Türk Geleneklerinde yemek yedirme arzusu

27 Aralık 2021 Pazartesi
Türk Geleneklerinde yemek yedirme arzusu
Türk Geleneklerinde yemek yedirme arzusu

Yurtdışında yaşadığım dönemde en çabuk dikkatimi çeken- ve en memnun kaldığım- gelenek farklılıklarından biri yemekli davet adabıydı. İnsanlar misafir geldiğinde en fazla çayın/kahvenin yanına bir parça peynir, birkaç dilim kızarmış ekmek, belki bir iki dilim jambon ya da tütsülenmiş et, birkaç dilim meyve çıkarılır, komple sofra kurulmazdı. Sofra kurulunca da genelde bu, bir kutlama sofrası olurdu: yani yine -genelde alkolle- azar azar tüketilecek, soğuk gıdalardan oluşan bir sofra kurulurdu. Yani özetle kimse koca koca tabakların tıka basa doldurulduğu bir sofraya, iştahla, rahatça yemek yemeye oturtulmaz, zorlanmazdı. Aynı tertibi bugün yabancı dizilerde de görmeniz mümkün. Küçük ikramlar, dünyadan öğrenmemiz gereken bir adap.

Çünkü yemek yemek yani aslında iştah, tatmini mahrem her itkimiz gibi özeldir. Umumi alanda tuvalete girebiliriz, ama tuvalet keyfi yapmayız. Misafirlikte kestirebiliriz ama Pazar günü uykusu çekmeyiz. Aynı şekilde en iç çemberimizden görmediğimiz insanlarla da iştahla, doyasıya, tıka basa ve rahatça yemek yemek istemez, sadece nefsimizi köreltecek kadar, biraz tokluk verecek kadar yemek yemek isteriz. Birinin bizden bu itkimizi açıkça yanında doyurmamızı istemesi, tuvalete oturtup” rahatça sıç” demesi kadar acayiptir ve resmen sınır ihlalidir.

Herkes, dürtülerini güvende olduğu ve her haliyle kabul edildiği bir ortamda, “yuvam” dediği bir yerde tatmin etme hakkına sahiptir ve zaten burada bir dürtünün tatmini, bir haz durumu olduğu için, bunun zorlamayla tatmin edilmesi de mümkün değildir.

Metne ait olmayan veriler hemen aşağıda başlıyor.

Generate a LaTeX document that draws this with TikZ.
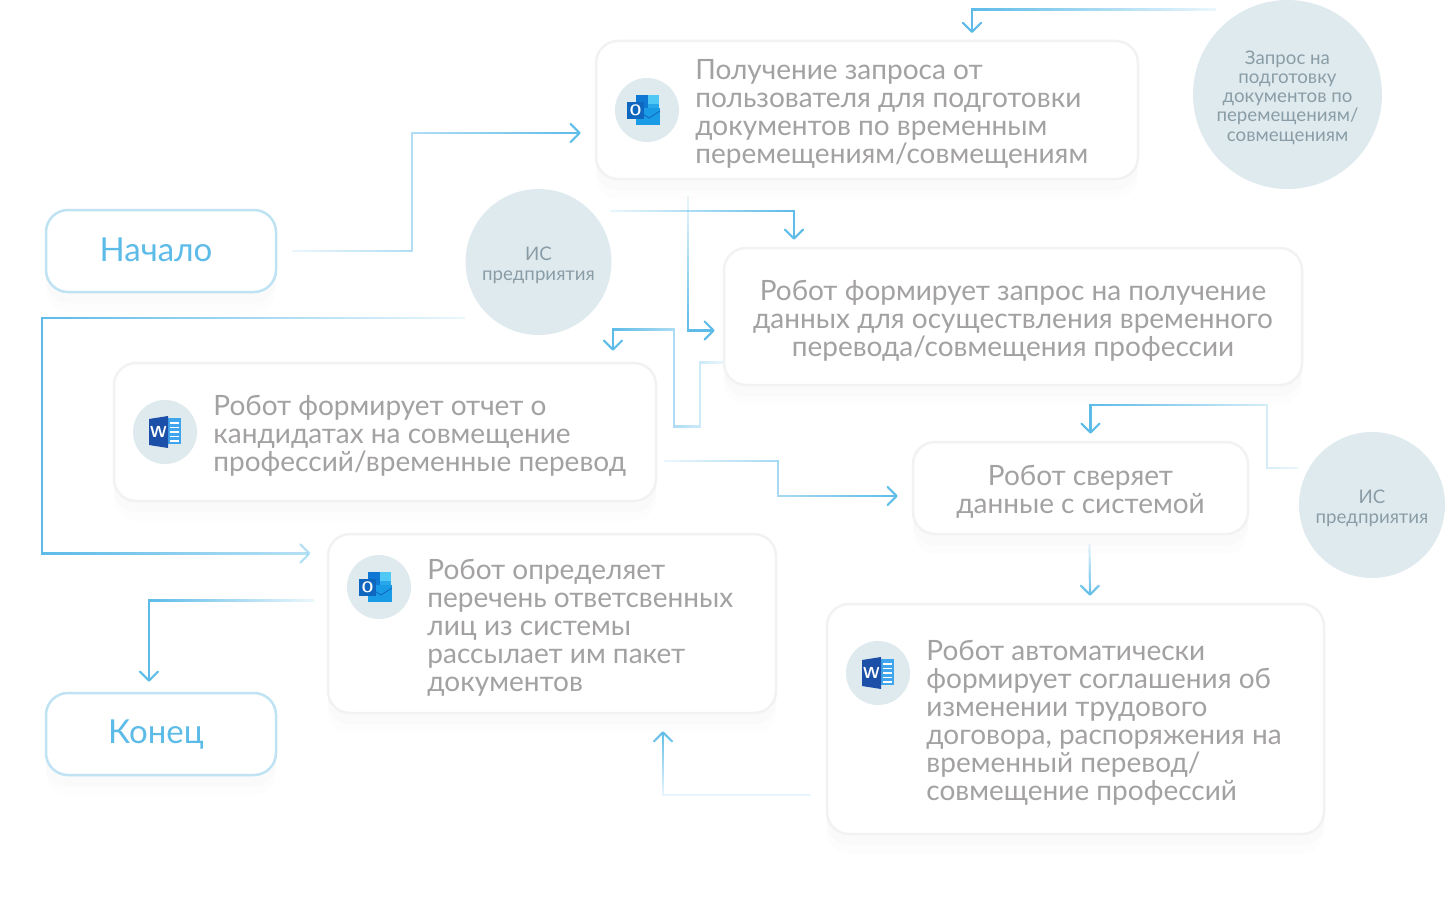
\documentclass[tikz,border=0pt]{standalone}
\usepackage{fontspec}
\setmainfont{Lato}
\usetikzlibrary{positioning,arrows.meta,shadows,fadings}

\definecolor{wireblue}{HTML}{5DBBE8}
\definecolor{tagblue}{HTML}{BFE3F3}
\definecolor{textgrey}{HTML}{A3A1A1}
\definecolor{sourcegrey}{HTML}{8A9DA6}
\definecolor{discblue}{HTML}{DFEAEF}
\definecolor{edgegrey}{HTML}{F1F2F2}
\definecolor{shadefar}{HTML}{FDFDFD}
\definecolor{shadenear}{HTML}{FAFAFA}
\definecolor{wordfront}{HTML}{1B4FA8}
\definecolor{wordpage}{HTML}{41A5EE}
\definecolor{mailfront}{HTML}{0F66BE}
\definecolor{mailback}{HTML}{0F78D4}
\definecolor{mailcella}{HTML}{28A8EA}
\definecolor{mailcellb}{HTML}{50C8F5}
\definecolor{mailenv}{HTML}{1A9BE6}

\tikzfading[name=towest, right color=transparent!88, left color=transparent!0]
\tikzfading[name=toeast, left color=transparent!88, right color=transparent!0]
\tikzfading[name=tosouth, top color=transparent!88, bottom color=transparent!0]
\tikzfading[name=tonorth, bottom color=transparent!88, top color=transparent!0]

\begin{document}
\begin{tikzpicture}[
  x=1pt, y=-1pt,
  stepbox/.style={
    draw=edgegrey,
    fill=white,
    rounded corners=22pt,
    line width=2.5pt,
    preaction={draw=none, fill=shadefar, transform canvas={yshift=-20pt}},
    preaction={draw=none, fill=shadenear, transform canvas={yshift=-11pt}}
  },
  endbox/.style={
    stepbox,
    draw=tagblue,
    minimum width=230pt,
    minimum height=82pt
  },
  endtext/.style={
    font=\fontsize{33}{33}\selectfont,
    text=wireblue,
    inner sep=0pt
  },
  steptext/.style={
    font=\fontsize{28}{28}\selectfont,
    text=textgrey,
    inner sep=0pt
  },
  source/.style={circle, fill=discblue, inner sep=0pt},
  sourcetext/.style={
    font=\fontsize{18.7}{19.3}\selectfont,
    align=center,
    text=sourcegrey,
    inner sep=0pt
  },
  iconspot/.style={circle, fill=discblue, minimum size=64pt, inner sep=0pt},
  wire/.style={
    draw=wireblue,
    line width=2.2pt,
    -{Straight Barb[length=9pt,width=18pt,round]}
  },
  wordicon/.pic={
    \fill[wordpage] (3,-14) rectangle (16,12);
    \foreach \rowy in {-9,-4.5,0,4.5,9}
      \draw[white, line width=1.4pt] (5,\rowy) -- (14,\rowy);
    \fill[wordfront] (-16,-13) -- (3,-16) -- (3,16) -- (-16,13) -- cycle;
    \node[text=white, inner sep=0pt, font=\fontsize{16}{16}\sffamily\bfseries] at (-6.5,0) {W};
  },
  outlookicon/.pic={
    \fill[mailback] (-11,-15) rectangle (12,3);
    \fill[mailcellb] (1,-15) rectangle (12,-6);
    \fill[mailcella] (1,-6) rectangle (12,3);
    \fill[mailenv] (-11,-2) -- (13,-2) -- (13,15) -- (-11,15) -- cycle;
    \draw[mailfront, line width=0.8pt] (-9,1) -- (2,8) -- (13,1);
    \fill[mailfront] (-20,-8) rectangle (-3,9);
    \node[text=white, inner sep=0pt, font=\fontsize{15}{15}\sffamily\bfseries] at (-11.5,0.5) {O};
  }
]
\useasboundingbox (0,0) rectangle (1446,899);

% boxes
\node[endbox] (begin) at (161,251) {};
\node[endbox] (finish) at (161,734) {};
\node[stepbox, minimum width=542pt, minimum height=138pt] (getreq) at (867,110) {};
\node[stepbox, minimum width=578pt, minimum height=137pt] (formreq) at (1013,316.5) {};
\node[stepbox, minimum width=542pt, minimum height=138pt] (report) at (385,432) {};
\node[stepbox, minimum width=335pt, minimum height=92pt] (check) at (1080.5,488) {};
\node[stepbox, minimum width=448pt, minimum height=179pt] (persons) at (552,623.5) {};
\node[stepbox, minimum width=497pt, minimum height=230pt] (agree) at (1075.5,719) {};

\node[endtext] (begintext) at ([xshift=-5pt,yshift=1pt]begin) {Начало};
\node[endtext] (finishtext) at ([xshift=-5pt,yshift=-1pt]finish) {Конец};

% sources
\node[source, minimum size=189pt] (reqsrc) at (1287.5,94.5) {};
\node[source, minimum size=146pt] (hrleft) at (538.5,262) {};
\node[source, minimum size=146pt] (hrright) at (1372,505) {};
\node[sourcetext] (reqsrctext) at ([yshift=-3pt]reqsrc)
  {Запрос на\\подготовку\\документов по\\перемещениям/\\совмещениям};
\node[sourcetext] (hrlefttext) at ([yshift=-3.5pt]hrleft) {ИС\\предприятия};
\node[sourcetext] (hrrighttext) at ([yshift=-3.5pt]hrright) {ИС\\предприятия};

% icons
\node[iconspot] (mailone) at (647,110) {};
\node[iconspot] (docone) at (165,432) {};
\node[iconspot] (mailtwo) at (379,587) {};
\node[iconspot] (doctwo) at (878,673) {};
\pic at (mailone) {outlookicon};
\pic at (docone) {wordicon};
\pic at (mailtwo) {outlookicon};
\pic at (doctwo) {wordicon};

% texts
\node[steptext, align=left, anchor=west, right=16pt of mailone, yshift=-4pt] (getreqtext)
  {Получение запроса от\\пользователя для подготовки\\документов по временным\\перемещениям/совмещениям};
\node[steptext, align=center, yshift=-4pt] (formreqtext) at (formreq)
  {Робот формирует запрос на получение\\данных для осуществления временного\\перевода/совмещения профессии};
\node[steptext, align=left, anchor=west, right=16pt of docone, yshift=-4pt] (reporttext)
  {Робот формирует отчет о\\кандидатах на совмещение\\профессий/временные перевод};
\node[steptext, align=center, yshift=-4pt] (checktext) at (check)
  {Робот сверяет\\данные с системой};
\node[steptext, align=left, anchor=north west] (personstext) at ([xshift=16pt,yshift=28pt]mailtwo.east)
  {Робот определяет\\перечень ответсвенных\\лиц из системы\\рассылает им пакет\\документов};
\node[steptext, align=left, anchor=north west] (agreetext) at ([xshift=16pt,yshift=33pt]doctwo.east)
  {Робот автоматически\\формирует соглашения об\\изменении трудового\\договора, распоряжения на\\временный перевод/\\совмещение профессий};

% free ends
\coordinate (reqout) at ([xshift=-72pt,yshift=85pt]reqsrc.center);
\coordinate (reqin) at (972,33);
\coordinate (checkout) at ([xshift=9pt,yshift=-9pt]check.south);

% connectors
\draw[wire, path fading=toeast] ([xshift=15pt]begin.east) -- ++(120,0) |- ([xshift=-14pt,yshift=-23pt]getreq.west);
\draw[wire, path fading=towest] (reqout) -| (reqin);
\draw[wire, path fading=tosouth] ([xshift=-179pt,yshift=-16pt]getreq.south) |- ([xshift=-8pt,yshift=-14pt]formreq.west);
\draw[wire, path fading=toeast] ([xshift=-2pt]hrleft.east |- 0,211) -| ([xshift=-219pt,yshift=7pt]formreq.north);
\draw[wire, path fading=towest] ([yshift=-46pt]formreq.west) -- ++(-23,0) -- ++(0,64) -- ++(-26,0) -- ++(0,-97) -| ([xshift=228pt,yshift=11pt]report.north);
\draw[wire, path fading=towest] ([xshift=-147pt,yshift=37pt]hrright.east) -- ++(-31,0) -- ++(0,-63) -| ([yshift=7pt,xshift=10pt]check.north);
\draw[wire, path fading=towest] (hrleft.west |- 0,318) -- ++(-423,0) |- ([xshift=-16pt,yshift=70pt]persons.west);
\draw[wire, path fading=toeast] ([xshift=7pt,yshift=-29pt]report.east) -- ++(114,0) |- ([xshift=-14pt,yshift=-8pt]check.west);
\draw[wire, path fading=tosouth] (checkout) ++(-12,0) ++(24,0) ++(-12,0) -- ([yshift=7pt,xshift=14.5pt]agree.north);
\draw[wire, path fading=tonorth] ([xshift=-15pt,yshift=-76pt]agree.west) -| ([xshift=111pt,yshift=-17pt]persons.south);
\draw[wire, path fading=towest] ([xshift=-13pt,yshift=23pt]persons.west) -| ([xshift=-12pt,yshift=10pt]finish.north);

\end{tikzpicture}
\end{document}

İnsanlara kepçelerce yemek yedirmenin bir sevgi gösterisi değil, huzursuzluk verici bir davranış olduğunu bir an önce farkına varmalı ve herkese peynir, kızarmış ekmek, biraz sebze ve birkaç üzüm sunarak onların iştah mahremiyeti hakkına saygı göstermeyi öğrenmeliyiz.